生き生き箕面通信1999(140615)をお届けします。

・「富裕層に国際協調でて累進課税を」と、ピケティさん(新しい資本論の著者)

 「新しい資本論」という本がアメリカやヨーロッパでベストセラーになっているそうです。朝日新聞が本日6月15日の朝刊(15面、オピニオンのページ)で、著者のトマ・ピケティさんにインタビューしていました。

 その記事のキモは、世界の不平等問題、つまり世界中で格差が拡大している現状を分析し、その処方箋として「富裕層への累進課税が決め手。これを実施するには、国際協調が必要だ」と主張している点です。

 例えば日本だけが金持ちに高い累進課税をかけると、金持ちは課税が低い国に逃げ出します。だから、国際協調して、アメリカもイギリスも、フランス、ドイツなどはもちろん、世界中の国が、金持ちにはそれ相応の税金を納めてもらう制度にする必要があるという提言です。

 世界の格差を解消するためには、富裕層に対する累進課税の実施、つまり「グローバル税制」という思想です。

 ピケティさんは、市場に任せておけばすべてうまくいくという「市場原理主義」を否定しているのです。原文はフランス語で書かれたものですが、格差が激しいアメリカで読まれています。

 マルクスの資本論は、剰余価値などの概念が難しく、出版当初はまったく注目されませんでした。それを親友のエンゲルスらが懸命に「優れた本だ」という書評を多くの出版社に送る努力をしたのすえ、徐々に日の目を見るようになったといういきさつがあります。

 ピケティさんの「新資本論」は、英訳本で600ページにおよぶ大著ですが、ノーベル賞経済学者のクルーグマン氏が書評で絶賛し、多く読まれるようになりました。日本語版は未刊行です。

 ピケティさんによると、「大きな資産を持つ富裕層は、高い収益が見込まれる投資ができる機会が多い。その資産は親から子へ引き継がれる『世襲資本主義』によって、さらに拡大する」と指摘しています。

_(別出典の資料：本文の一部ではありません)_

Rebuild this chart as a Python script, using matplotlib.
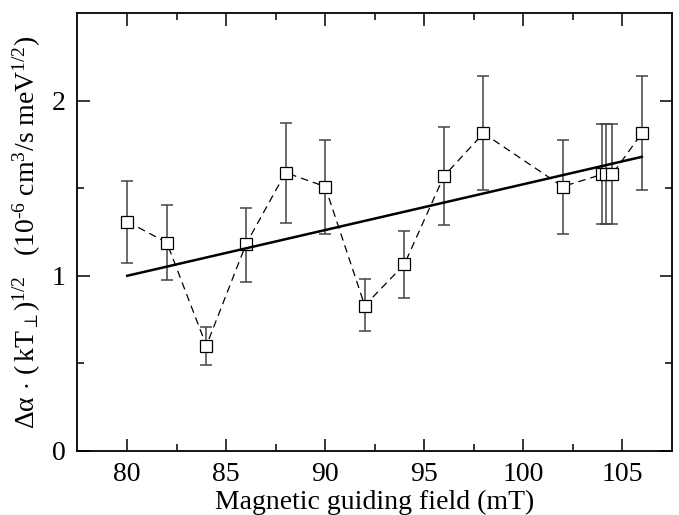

 北朝鮮は一国の指導者が「世襲制」だと軽蔑しますが、日本の支配層にも世襲制がはびこっているといっても過言ではありません。安倍首相は、祖父の岸信介・元首相、父親の安倍晋太郎氏は外相や通産省、内閣官房長官を務め、有力な首相候補でした。

 それはともかく、ピケティさんは、過去300年にわたる米欧での租税資料を分析し、その結果から、「格差是正には累課税しかない」という結論に達しました。

 マルクスは、資本家と労働者の摩擦が激しくなり、階級闘争が革命に発展するのは歴史の必然としました。しかし、現代は富裕層と待たざる者との格差がこれほどまで酷くなってきても、革命に進む兆候は見えません。

 しかし、「万国の労働者、団結せよ」は、今も生きています。団結して、国連を通じて、あるいは他の国際機関を通じてでも、グローバル累進課税を実現すべきです。

 日本では、安倍政権が「法人税を20%代まで引き下げる」という内容を、骨太と名付けて成長政策に盛り込もうとしています。これは、金持ちはより金持ちに、持たざる者はより貧しくする政策です。

 それでも、日本人はおとなしくアベノミクスを支持しているようです。